In an attempt to appear kinder and gentler, Sherman removed his "God is Make-Believe" bumper sticker from his red convertible with the "ATHEIST" vanity plate. But he replaced it with the image of a large coin sporting his likeness under the slogan "In Rob We Trust." He also uses that egotistic logo as his Facebook profile photo and throughout his robsherman.com website, where he does tackle some public issues that go beyond religion.
The reason so many people "hate" him is simple, Sherman says.
"When I speak up, it reminds them that there is no God, there is no heaven and they've been flushing their money down the toilet," says Sherman, who, sensing he is on a roll, is unable to stop himself from expanding his mocking beyond those already offended. "America is a country where people embrace and love their fantasies."
The Secular Coalition promises to work with the diverse religious communities and legislators to prevent "attempts to insert religion, religious privileging or religiously based discrimination into our secular laws," or use "taxpayer funding to support, promote or proselytize religion or religious beliefs," says Lauren Anderson Youngblood, the group's communications manager.
"We don't do lawsuits. We don't do billboards," Youngblood adds. "We definitely don't want to convert people."
The agency does want to level the playing field, she says, using the recent example of a 1-year-old Indiana boy who drowned in the baptismal pool of a faith-based day care that didn't have to meet the safety requirements demanded of licensed day care facilities.

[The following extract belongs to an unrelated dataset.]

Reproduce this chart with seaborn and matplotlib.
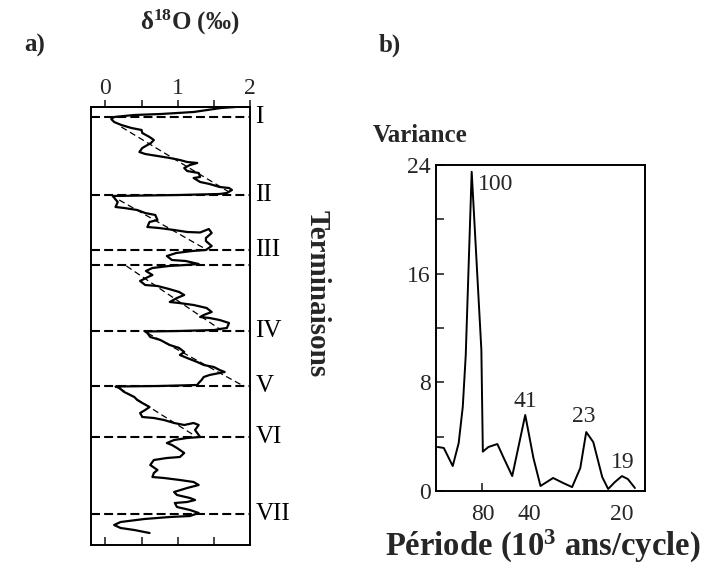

She says nontheists need representation, and she points to a recent Pew Forum study indicating that 30 percent of Illinois residents do not express an absolute belief in God, and that 54 percent of Americans say that houses of worship should keep out of political matters.
"I'm glad they are jumping into the battle now, but let's see if they actually do something," says Sherman, who notes he is comfortable playing the "bad cop" in this debate. "What we need this time is action and not just happy talk about state/church separation."
Sherman, who turns 60 in April, vows to stay in the public eye.
"If people really want me to stop getting publicity, all they have to do is impress upon their elected officials the urgency of supporting the Constitution and abiding by its provisions," Sherman says. "Then I could move to the Cayman Islands and they wouldn't have to deal with me anymore. How's that for a sound bite for you?"